Nevertheless, "people are more aware than ever that you are judged on the quality of your product above all," maintains certified public accountant Paul Hense, based in Grand Rapids. His clients are primarily regional small businesses. Hense says one client has even grown his dental business by implementing a quality program that measures customer satisfaction, employee morale, compensation, and the effectiveness of his billing practices.
They're Resourceful
It doesn't matter whether some parts of the assembly kit are homemade or subcontracted; more businesses appear to be fully capable from the get-go. "They are more balanced," says Susan Davis, executive director of Investors' Circle, a network of socially responsible private investors who consider start-ups. "If they don't have the expertise themselves, they go out and get it." A huge array of services for start-ups and small businesses are enabling entrepreneurs to find, acquire, or absorb the skills and intellectual tools they lack.
Those newly available services and tools include those offered by National Institute of Standards and Technology field agents and Small Business Development Center counselors, as well as the Committee on Economic Development's annual report card and a range of publications geared to entrepreneurs. Small Business Development Center counselor and incubator manager Kim S. Pierce in Macomb, Ill., notes, "People come in today much more aware of business because of all the workshops and agencies out there."
Many of those agents help would-be entrepreneurs with such tasks as writing business plans to qualify for bank loans.
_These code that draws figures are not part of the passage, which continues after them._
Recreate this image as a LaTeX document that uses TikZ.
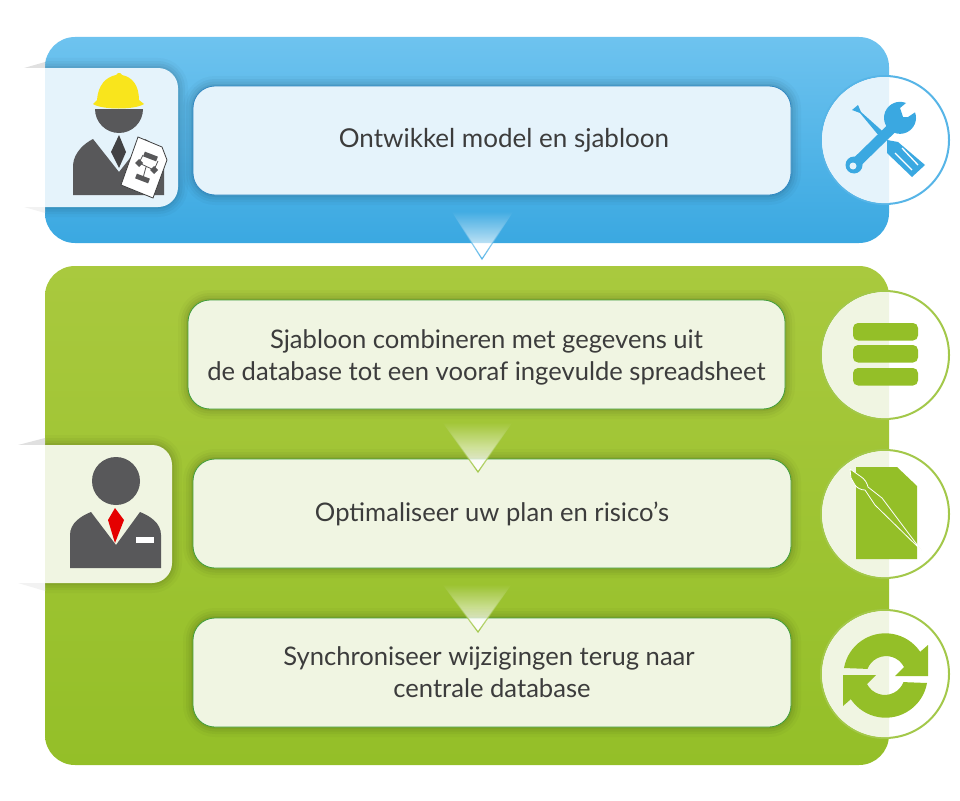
\documentclass[tikz,border=0pt]{standalone}
\usepackage{fontspec}
\setmainfont{Lato}
\usetikzlibrary{fadings}

\definecolor{bluetop}{HTML}{6EC3EF}
\definecolor{bluebot}{HTML}{3AA8E1}
\definecolor{blueline}{HTML}{2E86C1}
\definecolor{bluering}{HTML}{57B5E7}
\definecolor{bluetint}{HTML}{E5F3FB}
\definecolor{greentop}{HTML}{A9C93E}
\definecolor{greenbot}{HTML}{94BF28}
\definecolor{greenline}{HTML}{3F9C3A}
\definecolor{greenring}{HTML}{A3C84A}
\definecolor{greentint}{HTML}{F0F5E2}
\definecolor{persongray}{HTML}{58585A}
\definecolor{textgray}{HTML}{3C3C3C}
\definecolor{hatyellow}{HTML}{F9E51C}

\tikzset{
  softshadow/.style={
    preaction={draw=black,draw opacity=.025,line width=20pt},
    preaction={draw=black,draw opacity=.035,line width=14pt},
    preaction={draw=black,draw opacity=.04,line width=9pt},
    preaction={draw=black,draw opacity=.05,line width=4pt}},
  panel/.style={minimum width=844pt,rounded corners=30pt,inner sep=0pt,outer sep=0pt},
  bluebox/.style={softshadow,draw=blueline,line width=.8pt,fill=bluetint,
    rounded corners=22pt,minimum width=598pt,minimum height=109pt,align=center,
    text=textgray,font=\fontsize{25.6}{32}\selectfont},
  greenbox/.style={bluebox,draw=greenline,fill=greentint,minimum width=597pt},
  ring/.style={circle,fill=white,line width=2pt,minimum size=128pt,inner sep=0pt,outer sep=0pt},
  drop/.style={fill=white,line width=1.2pt,path fading=north}
}

\begin{document}
\begin{tikzpicture}[x=1pt,y=-1pt]
    \useasboundingbox (0,0) rectangle (960,800);
    % Panels
    \node[panel,minimum height=206pt,top color=bluetop,bottom color=bluebot] (modelpanel) at (467,140) {};
    \node[panel,minimum height=499pt,top color=greentop,bottom color=greenbot] (datapanel) at (467,515.5) {};
    % Fold of the cards
    \fill[black!12] (24,68) -- (45,62) -- (45,68) -- cycle;
    \fill[black!5] (24,207) -- (45,213) -- (45,207) -- cycle;
    \fill[black!12] (18,445) -- (45,438) -- (45,445) -- cycle;
    \fill[black!5] (18,583) -- (45,591) -- (45,583) -- cycle;
    % Cards
    \begin{scope}
        \clip (45,0) rectangle (960,800);
        \path[softshadow] (24,68) -- (158,68) arc[start angle=-90,end angle=0,radius=20] -- (178,187) arc[start angle=0,end angle=90,radius=20] -- (24,207) -- cycle;
        \path[softshadow] (18,445) -- (152,445) arc[start angle=-90,end angle=0,radius=20] -- (172,563) arc[start angle=0,end angle=90,radius=20] -- (18,583) -- cycle;
    \end{scope}
    \fill[white] (24,68) rectangle (46,207);
    \fill[bluetint] (45,68) -- (158,68) arc[start angle=-90,end angle=0,radius=20] -- (178,187) arc[start angle=0,end angle=90,radius=20] -- (45,207) -- cycle;
    \fill[white] (18,445) rectangle (46,583);
    \fill[greentint] (45,445) -- (152,445) arc[start angle=-90,end angle=0,radius=20] -- (172,563) arc[start angle=0,end angle=90,radius=20] -- (45,583) -- cycle;
    % Boxes
    \node[bluebox] (ontwikkel) at (492,140.5) {\hspace*{24pt}\fontsize{26}{32}\selectfont Ontwikkel model en sjabloon};
    \node[greenbox] (combineren) at (486.5,354.5) {\rule{0pt}{24pt}Sjabloon combineren met gegevens uit\\de database tot een vooraf ingevulde spreadsheet};
    \node[greenbox,minimum width=598pt] (optimaliseer) at (492,513.5) {Optimaliseer uw plan en risico’s};
    \node[greenbox,minimum width=598pt] (synchroniseer) at (492,672.5) {\hspace*{-6pt}Synchroniseer wijzigingen terug naar\\centrale database};
    % Arrows between the boxes
    \coordinate (droptop) at (482,259);
    \draw[drop,draw=bluering] (452,212) -- (513,212) -- (droptop) -- cycle;
    \coordinate (dropmid) at (478,472);
    \draw[drop,draw=greenring] (443,423) -- (512,423) -- (dropmid) -- cycle;
    \coordinate (droplow) at (478,632);
    \draw[drop,draw=greenring] (443,585) -- (511,585) -- (droplow) -- cycle;
    % Round icons
    \node[ring,draw=bluering] (toolring) at (885,140) {};
    \fill[bluetint] (889,203) arc[start angle=86.4,end angle=273.6,radius=63] -- cycle;
    \foreach \name/\cy in {dataring/355,docring/514,syncring/674} {
        \node[ring,draw=greenring] (\name) at (885,\cy) {};
        \fill[greentint] (889,\cy+63) arc[start angle=86.4,end angle=273.6,radius=63] -- cycle;
    }
    % Engineer
    \fill[persongray] (95,109) arc[start angle=180,end angle=0,radius=24] -- cycle;
    \fill[hatyellow] (93,104) -- (97,100) .. controls (98,85) and (106,77) .. (116,75) -- (118,73) -- (120,73) -- (122,75) .. controls (132,77) and (139,85) .. (139,100) -- (144,104) .. controls (135,110) and (102,110) .. (93,104) -- cycle;
    \fill[persongray] (73,195) -- (73,165) .. controls (74,152) and (85,143) .. (93,139) -- (119,172) -- (145,139) .. controls (153,143) and (164,152) .. (164,165) -- (164,195) -- cycle;
    \fill[persongray!75!black] (119,135) -- (126,152) -- (119,168) -- (111,152) -- cycle;
    \draw[persongray!70!black,fill=white,line width=.8pt] (138,137) -- (162,147) -- (167,160) -- (153,198) -- (121,185) -- cycle;
    \draw[persongray,line width=.8pt] (139,163) -- (143,155) (154,170) -- (158,161) (139,163) -- (154,170) (146,167) -- (143,178);
    \draw[persongray,line width=5pt] (144,154) -- (157,159) (136,176) -- (149,181);
    \fill[persongray] (139,159) -- (143,163) -- (139,167) -- (135,163) -- cycle;
    \fill[persongray] (154,166) -- (158,170) -- (154,174) -- (150,170) -- cycle;
    % Employee
    \fill[persongray] (116,481) circle (24);
    \fill[persongray] (70,568) -- (70,535) .. controls (70,523) and (81,516) .. (91,512) -- (116,545) -- (140,512) .. controls (150,516) and (161,523) .. (161,535) -- (161,568) -- cycle;
    \fill[red!90!black] (115,508) -- (124,520) -- (115,543) -- (108,520) -- cycle;
    \fill[white] (136,537) rectangle (154,543);
    % Tools
    \fill[bluebot] (858,105) -- (852,110) -- (860,113) -- (884,142) -- (889,137) -- (861,112) -- cycle;
    \fill[bluebot] (887,140) -- (898,142) -- (925,165) -- (912,177) -- (887,153) -- cycle;
    \draw[white,line width=1.3pt] (895,153) -- (912,170) (902,148) -- (918,165);
    \draw[bluebot,line width=10.5pt] (855,164) -- (894,126);
    \fill[bluebot] (854,165) circle (8.5);
    \fill[bluebot] (906,103) arc[start angle=-68,end angle=-380,radius=16] -- (908,117) -- (903,117) -- (900,108) -- cycle;
    \fill[bluetint] (853,166) circle (3.5);
    % Database
    \foreach \by in {323,345,368} {
        \fill[greenbot,rounded corners=5pt] (853,\by) rectangle (918,\by+17.5);
    }
    % Document with brush
    \fill[greenbot] (856,467) -- (897,467) -- (917,486) -- (917,559) -- (856,559) -- cycle;
    \draw[white,line width=.8pt,fill=greenbot,line join=round] (850,469) -- (860,476) .. controls (865,479) and (867,483) .. (868,487) -- (882,498) -- (921,550) -- (875,505) -- (865,490) .. controls (861,490) and (857,488) .. (855,485) -- (851,478) -- cycle;
    % Sync
    \fill[greenbot] (844,668) arc[start angle=-170,end angle=-34,radius=42] -- (928,645) -- (928,676) -- (895,676) -- (904,667) arc[start angle=-27,end angle=-159,radius=20] -- cycle;
    \fill[greenbot,rotate around={180:(885.5,675.5)}] (844,668) arc[start angle=-170,end angle=-34,radius=42] -- (928,645) -- (928,676) -- (895,676) -- (904,667) arc[start angle=-27,end angle=-159,radius=20] -- cycle;
\end{tikzpicture}
\end{document}
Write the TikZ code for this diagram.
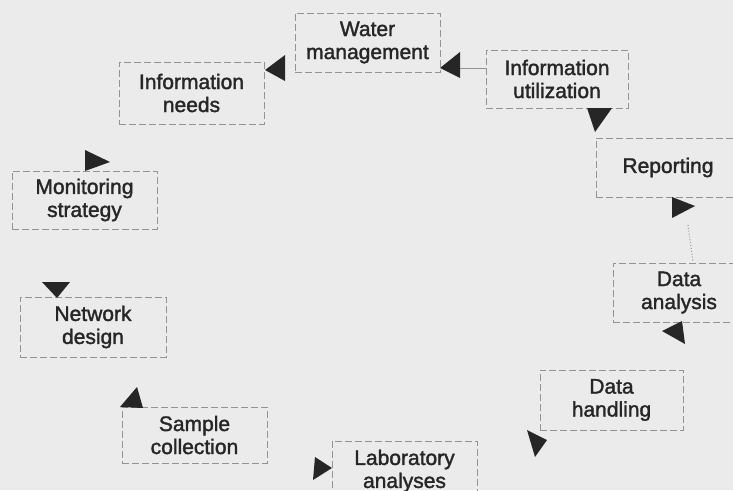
\documentclass[tikz,border=0pt]{standalone}
\usepackage{fontspec}
\setmainfont{Liberation Sans}
\newfontfamily\scanfont[FakeBold=1.6]{Liberation Sans}
\definecolor{bg}{HTML}{EBEBEB}
\definecolor{ink}{HTML}{262626}
\definecolor{boxgray}{HTML}{939393}
\begin{document}
\begin{tikzpicture}[x=1pt,y=-1pt,
  box/.style={draw=boxgray, dash pattern=on 7pt off 3pt, line width=0.9pt,
              rectangle, text=ink, align=center, inner sep=0pt,
              font=\scanfont\fontsize{21}{23}\selectfont},
  tri/.style={fill=ink},
  conn/.style={draw=boxgray, line width=0.9pt}]
\fill[bg] (0,0) rectangle (733,490);
\useasboundingbox (0,0) rectangle (733,490);

% boxes
\node[box, minimum width=145pt, minimum height=62pt] (infoneeds) at (191.5,93) {Information\\needs};
\node[box, minimum width=145pt, minimum height=59pt] (water) at (367.5,42.5) {Water\\management};
\node[box, minimum width=142pt, minimum height=58pt] (infoutil) at (557,79) {Information\\utilization};
\node[box, minimum width=144pt, minimum height=59pt] (reporting) at (668,167.5) {Reporting};
\node[box, minimum width=132pt, minimum height=59pt] (analysis) at (679,292.5) {Data\\analysis};
\node[box, minimum width=143pt, minimum height=60pt] (handling) at (611.5,400) {Data\\handling};
\node[box, minimum width=145pt, minimum height=60pt] (lab) at (404.5,471) {Laboratory\\analyses};
\node[box, minimum width=145pt, minimum height=56pt] (sample) at (194.5,435) {Sample\\collection};
\node[box, minimum width=146pt, minimum height=60pt] (network) at (93,327) {Network\\design};
\node[box, minimum width=145pt, minimum height=58pt] (monitoring) at (84.5,200) {Monitoring\\strategy};

% arrowheads (monitoring -> information needs)
\fill[tri] (110,162) -- (85,150) -- (85,171) -- cycle;
% water management -> information needs
\fill[tri] (265,70) -- (285,55) -- (285,81) -- cycle;
% information utilization -> water management
\coordinate (a3) at (460,68);
\fill[tri] (440,68) -- (460,52) -- (a3) -- (460,78) -- cycle;
\draw[conn] (a3) -- (infoutil.west |- a3);
% information utilization -> reporting
\fill[tri] (595,132) -- (587,108) -- (612,108) -- cycle;
% reporting -> data analysis
\coordinate (a5) at (688,225);
\fill[tri] (695,206) -- (672,197) -- (672,218) -- cycle;
\draw[conn, dotted, line width=1.1pt] (a5) -- (693,262);
% data analysis -> data handling
\fill[tri] (662,331) -- (682,321) -- (685,344) -- cycle;
% data handling -> laboratory analyses
\fill[tri] (527,430) -- (547,440) -- (535,457) -- cycle;
% sample collection -> laboratory analyses
\fill[tri] (315,457) -- (332,468) -- (313,480) -- cycle;
% sample collection -> network design
\fill[tri] (137,387) -- (120,407) -- (143,408) -- cycle;
% monitoring strategy -> network design
\fill[tri] (42,282) -- (70,282) -- (57,298) -- cycle;
\end{tikzpicture}
\end{document}
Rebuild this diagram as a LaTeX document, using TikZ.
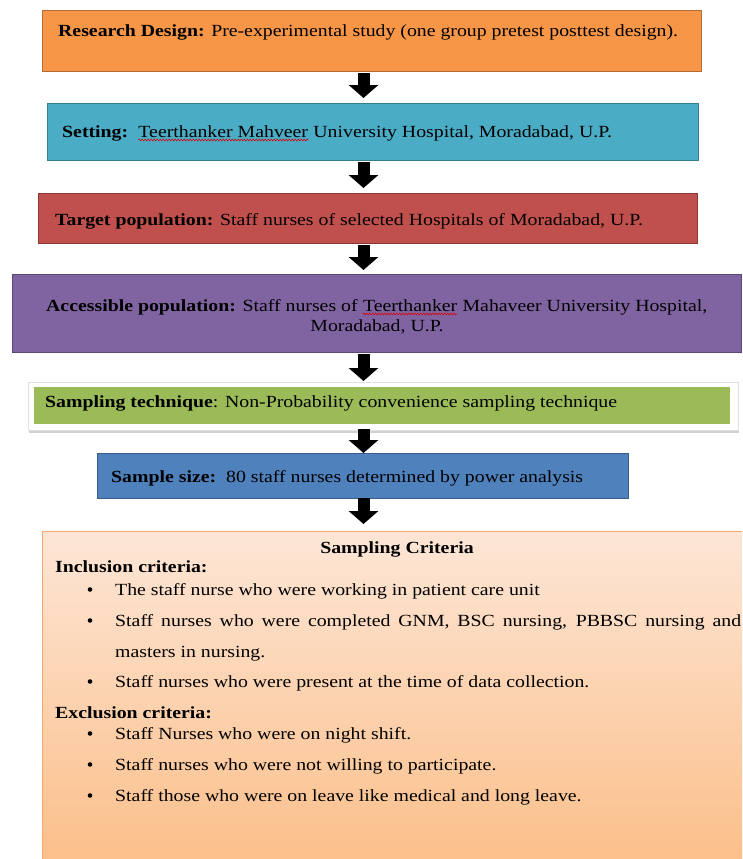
\documentclass[tikz,border=0pt]{standalone}
\usepackage{fontspec}
\setmainfont{Liberation Serif}
\usetikzlibrary{arrows.meta,shadows,calc,decorations.pathmorphing}
\definecolor{cOrange}{HTML}{F79646}
\definecolor{cOrangeB}{HTML}{B66D31}
\definecolor{cTeal}{HTML}{4BACC6}
\definecolor{cTealB}{HTML}{357D91}
\definecolor{cRed}{HTML}{C0504D}
\definecolor{cRedB}{HTML}{8C3836}
\definecolor{cPurple}{HTML}{8064A2}
\definecolor{cPurpleB}{HTML}{5C4776}
\definecolor{cGreen}{HTML}{9BBB59}
\definecolor{cBlue}{HTML}{4F81BD}
\definecolor{cBlueB}{HTML}{385D8A}
\definecolor{cPeachTop}{HTML}{FDE6D6}
\definecolor{cPeachBot}{HTML}{FBBE88}
\definecolor{cPeachB}{HTML}{F4A86C}
\newcommand{\sqz}[1]{\scalebox{1}[0.86]{#1}}
\tikzset{
  box/.style={draw, line width=1.2pt, inner sep=0pt, anchor=north west},
  txt/.style={anchor=base west, inner sep=0pt, font=\fontsize{19.8}{22}\selectfont},
  bul/.style={anchor=center, inner sep=0pt, fill=black, circle, minimum size=4.6pt},
  blockarr/.style={line width=12pt, -{Triangle[width=29pt,length=13pt]}, black},
  spell/.style={red!85!black, line width=0.6pt, decorate, decoration={snake, amplitude=0.9pt, segment length=3pt}}
}
\begin{document}
\begin{tikzpicture}[x=1pt,y=-1pt]
\useasboundingbox (0,0) rectangle (742,859);
\clip (0,0) rectangle (742,859);
\fill[white] (0,0) rectangle (742,859);
\coordinate (ax) at (363.5,0);
% boxes
\node[box, fill=cOrange, draw=cOrangeB, minimum width=659pt, minimum height=61pt] (rd) at (42,10) {};
\node[box, fill=cTeal, draw=cTealB, minimum width=651pt, minimum height=57pt] (set) at (47,103) {};
\node[box, fill=cRed, draw=cRedB, minimum width=659pt, minimum height=50pt] (tp) at (38,193) {};
\node[box, fill=cPurple, draw=cPurpleB, minimum width=729pt, minimum height=78pt] (ap) at (12,274) {};
\node[box, fill=white, draw=black!12, line width=0.6pt, drop shadow={opacity=0.35, shadow xshift=1pt, shadow yshift=-2.5pt}, minimum width=710pt, minimum height=48pt] (st) at (28,382) {};
\node[box, fill=cGreen, draw=none, minimum width=696pt, minimum height=37pt] (stin) at (33,386) {};
\node[box, fill=cBlue, draw=cBlueB, minimum width=531pt, minimum height=45pt] (ss) at (97,453) {};
\node[box, top color=cPeachTop, bottom color=cPeachBot, draw=cPeachB, line width=1pt, minimum width=720pt, minimum height=340pt] (sc) at (42,531) {};
% arrows
\draw[blockarr] ($(rd.south -| ax)+(0,1)$) -- ($(set.north -| ax)+(0,-5)$);
\draw[blockarr] ($(set.south -| ax)+(0,1)$) -- ($(tp.north -| ax)+(0,-5)$);
\draw[blockarr] ($(tp.south -| ax)+(0,1)$) -- ($(ap.north -| ax)+(0,-4)$);
\draw[blockarr] ($(ap.south -| ax)+(0,1)$) -- ($(st.north -| ax)+(0,-1)$);
\draw[blockarr] ($(st.south -| ax)+(0,-2)$) -- ($(ss.north -| ax)+(0,0)$);
\draw[blockarr] ($(ss.south -| ax)+(0,-1)$) -- ($(sc.north -| ax)+(0,-7)$);
% texts
\node[txt] (t1) at (58,37) {\sqz{\textbf{Research Design:} Pre-experimental study (one group pretest posttest design).}};
\node[txt] (t2a) at (62,137) {\sqz{\textbf{Setting:}\ \ }};
\node[txt] (t2b) at (t2a.base east) {\sqz{Teerthanker Mahveer}};
\node[txt] (t2c) at (t2b.base east) {\sqz{\ University Hospital, Moradabad, U.P.}};
\draw[spell] ($(t2b.base west)+(0,3)$) -- ($(t2b.base east)+(0,3)$);
\node[txt] (t3) at (55,225) {\sqz{\textbf{Target population:} Staff nurses of selected Hospitals of Moradabad, U.P.}};
\node[txt] (t4a) at (46,311) {\sqz{\textbf{Accessible population:} Staff nurses of\ }};
\node[txt] (t4b) at (t4a.base east) {\sqz{Teerthanker}};
\node[txt] (t4c) at (t4b.base east) {\sqz{\ Mahaveer University Hospital,}};
\draw[spell] ($(t4b.base west)+(0,3)$) -- ($(t4b.base east)+(0,3)$);
\node[txt, anchor=base] (t4d) at (377,331) {\sqz{Moradabad, U.P.}};
\node[txt] (t5) at (45,407) {\sqz{\textbf{Sampling technique}: Non-Probability convenience sampling technique}};
\node[txt] (t6) at (111,482) {\sqz{\textbf{Sample size:}\ \ 80 staff nurses determined by power analysis}};
\node[txt, anchor=base] (c0) at (397,553) {\sqz{\textbf{Sampling Criteria}}};
\node[txt] (c1) at (55,572) {\sqz{\textbf{Inclusion criteria:}}};
\foreach \y/\t [count=\i] in {595/{The staff nurse who were working in patient care unit},
  626/{\makebox[626pt][s]{Staff nurses who were completed GNM, BSC nursing, PBBSC nursing and}},
  657/{masters in nursing.},
  687/{Staff nurses who were present at the time of data collection.}}{
  \node[txt] (inc\i) at (115,\y) {\sqz{\t}};
}
\node[bul] (b1) at (90,589.5) {};
\node[bul] (b2) at (90,620.5) {};
\node[bul] (b3) at (90,681.5) {};
\node[txt] (c2) at (55,718) {\sqz{\textbf{Exclusion criteria:}}};
\foreach \y/\t [count=\i] in {739/{Staff Nurses who were on night shift.},
  770/{Staff nurses who were not willing to participate.},
  801/{Staff those who were on leave like medical and long leave.}}{
  \node[txt] (exc\i) at (115,\y) {\sqz{\t}};
  \node[bul] (eb\i) at (90,\y-5.5) {};
}
\end{tikzpicture}
\end{document}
Or they provide turnkey tools like Pierce's "One-Stop Shopping Kit" from the State of Illinois, which consolidates all the permits and forms needed from a new company.
Higher up the food chain, agencies help emerging businesses link up with complementary talent. "You don't see solitary individuals starting companies -- you see teams of two to five people," says John Freyhof of the Enterprise Corp. of Pittsburgh, which was formed in 1983 to help entrepreneurs find venture capital and technical support.
Even beyond the start-up phase businesses tap into networks that enable them to solve problems they couldn't tackle solo. "We are seeing more clustering of companies around one problem, such as ISO 9000," says Joseph A. Holroyd, a manager at Industrial Technology Extension Services, a New York State agency. Spurred by that agency, for instance, a group of ceramics companies recently banded together to discuss joint disposal of their hazardous waste.
They're Planned
A direct result of the new information market is that many small companies know where they fit in their market and where they want to go. "Ten years ago Sears could get very sophisticated demographics about potential customers. Today I can, too, at a reasonable price," Hense says, referring to a client of his who provides small businesses with crystalline data on market niches. "Even businesses that never had market plans -- like plumbers or CPAs -- have them today," Hense says. His clients now ask him for comparative statistics on how they stack up in such areas as labor costs or cost of goods sold. "I can answer questions like 'Should I lease or should I buy?' I have all those computations at my fingertips," he says.
Market Mapping Plus president David Fant provides the services Hense describes. Fant uses a demographic database that he customizes for small businesses. Recently, he completed a site analysis for an entrepreneur looking to open a bar and restaurant. First Fant took a set of criteria and generated locations that correlated to the owner's specs; then, once he'd found a site, Fant gave the owner a detailed plan. "When he went in for a loan, he had demographics and traffic counts -- even the exact location," says Fant. "He had a complete picture of what the market potential was at that site."
They're Experienced
As corporate refugees apply their business skills and experience to start-ups, they are creating baby companies with far better links to big business, access to partners and capital, and knowledge of a particular market or product.
"So many entrepreneurs are 'glass-ceilinged' out of the corporate world, and they take with them incredibly high standards," says Susan Davis. She says those high-caliber pros bring full Rolodexes with them, and they're "more inclined toward strategic partnering." Davis formed her company in 1990 with three crucial alliances. She hooked up with entrepreneurs to manage her company's conferences, to run the investment committee, and to make sure that members did network.
IBM alone, over the past couple of years, has released tens of thousands of experienced businesspeople into the economy. According to Alexander Auerbach, publisher of Out of the Blue, the newsletter for former IBM employees, many IBM cast-offs emerge with several advantages. First, he says, "there was a high ambient level of skills and training" at a company that already had high selection standards. Second, many employees went through rigorous internal planning ventures at IBM, which demands full (and perhaps excessive) forecasts and projections for its own projects. And third, many of those who left the company did so with capital to invest in a venture -- either a large nest egg from the stock IBM encouraged its employees to buy, or IBM retirement income.